Academic background
- Education: University of North Carolina at Chapel Hill (BSPH); Harvard School of Public Health; (MS, ScD)

= Ami Zota =

Ami R. Zota is an associate professor at George Washington University Milken School of Public Health, specializing in public and occupational health.

== Education ==
Zota graduated from the University of North Carolina at Chapel Hill in 1999 with a bachelor's degree in environmental science and engineering. She later graduated from the Harvard School of Public Health with a master's and doctorate in environmental health in 2003 and 2007, respectively.

== Career ==
Zota has undertaken research on many issues relating to public health. For instance, how fast foods eaters are more likely to be exposed to di(2-ethylhexyl) phthalate and diisononyl phthalate, and co-authoring a meta-study on household chemicals present in US household dust, concluding that many chemicals present in household dust share endocrine or reproductive toxicity.

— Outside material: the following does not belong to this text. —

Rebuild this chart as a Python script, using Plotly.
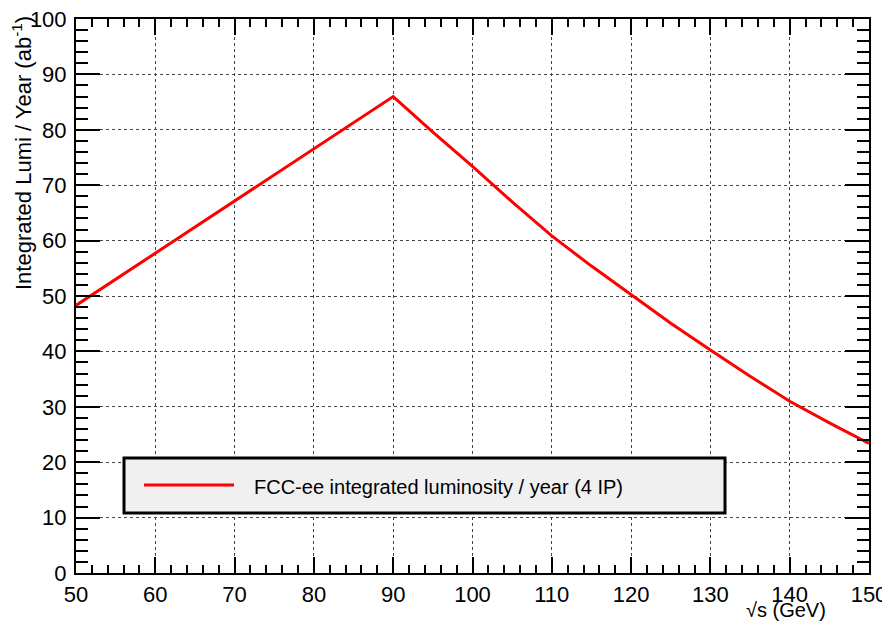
import plotly.graph_objects as go

# Data
sqrt_s = [50, 90, 95, 100, 105, 110, 115, 120, 125, 130, 135, 140, 145, 150]
lumi = [48.3, 86.0, 79.6, 73.4, 67.0, 60.85, 55.4, 50.2, 45.1, 40.25, 35.5, 31.0, 27.1, 23.4]
series_name = "FCC-ee integrated luminosity / year (4 IP)"
x_ticks = [50, 60, 70, 80, 90, 100, 110, 120, 130, 140, 150]
y_ticks = [0, 10, 20, 30, 40, 50, 60, 70, 80, 90, 100]

OFF = 8  # page body margin
W, H = 890 - OFF, 621 - OFF
L, T = 76 - OFF, 19 - OFF
R = W - (869 - OFF)
B = H - (573 - OFF)
pw, ph = W - L - R, H - T - B

def px(xs):  # screen pixel -> paper
    return (xs - OFF - L) / pw

def py(ys):
    return (H - B - (ys - OFF)) / ph

FONT = "Liberation Sans, Arial, Helvetica, sans-serif"

fig = go.Figure()
fig.add_trace(go.Scatter(x=sqrt_s, y=lumi, mode="lines", name=series_name,
                         line=dict(color="#ff0000", width=3), showlegend=False))

axis_common = dict(
    showline=True, linecolor="black", linewidth=2, mirror="allticks",
    ticks="inside", tickcolor="black", tickwidth=2, automargin=False,
    ticklabeloverflow="allow",
    showgrid=True, gridcolor="#444444", gridwidth=1, griddash="dot",
    zeroline=False, tickfont=dict(family=FONT, size=22, color="black"),
)

fig.update_xaxes(range=[50, 150], tickvals=x_ticks, ticklen=16,
                 minor=dict(ticks="inside", ticklen=8, dtick=2, tick0=50,
                            tickwidth=2, tickcolor="black", showgrid=False),
                 ticklabelstandoff=1, **axis_common)
fig.update_yaxes(range=[0, 100], tickvals=y_ticks, ticklen=24,
                 minor=dict(ticks="inside", ticklen=12, dtick=2, tick0=0,
                            tickwidth=2, tickcolor="black", showgrid=False),
                 ticklabelstandoff=3, **axis_common)

# Legend box (ROOT TLegend style)
fig.add_shape(type="rect", xref="paper", yref="paper", x0=px(124), x1=px(725),
              y0=py(513), y1=py(458),
              fillcolor="#f0f0f0", line=dict(color="black", width=3), layer="above")
fig.add_shape(type="line", xref="paper", yref="paper", x0=px(144), x1=px(234),
              y0=py(485), y1=py(485), line=dict(color="#ff0000", width=3), layer="above")
fig.add_annotation(xref="paper", yref="paper", x=px(252), y=py(487), xanchor="left",
                   yanchor="middle", text=series_name, showarrow=False,
                   font=dict(family=FONT, size=20, color="black"))

# Axis titles
fig.add_annotation(xref="paper", yref="paper", x=px(22), y=py(14), xanchor="center",
                   yanchor="top", textangle=-90, showarrow=False,
                   text="Integrated Lumi / Year (ab<sup>-1</sup>)",
                   font=dict(family=FONT, size=22, color="black"))
fig.add_annotation(xref="paper", yref="paper", x=px(828), y=py(610), xanchor="right",
                   yanchor="middle", showarrow=False, text="√s (GeV)",
                   font=dict(family=FONT, size=20, color="black"))

fig.update_layout(width=W, height=H, margin=dict(l=L, r=R, t=T, b=B),
                  paper_bgcolor="white", plot_bgcolor="white", showlegend=False)

fig.write_html("out.html")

Zota serves on the editorial board of journal Journal of Exposure Science & Environmental Epidemiology by Nature.

== Awards ==
Zota is the recipient of a career development award from the National Institutes of Environmental Health Sciences for her work identifying how environmental hazards may interact with social disadvantage and psychosocial stressors to exacerbate harms during pregnancy. She was recognized by the Collaborative on Health and the Environment as a Pioneer under 40 in Environmental Public Health.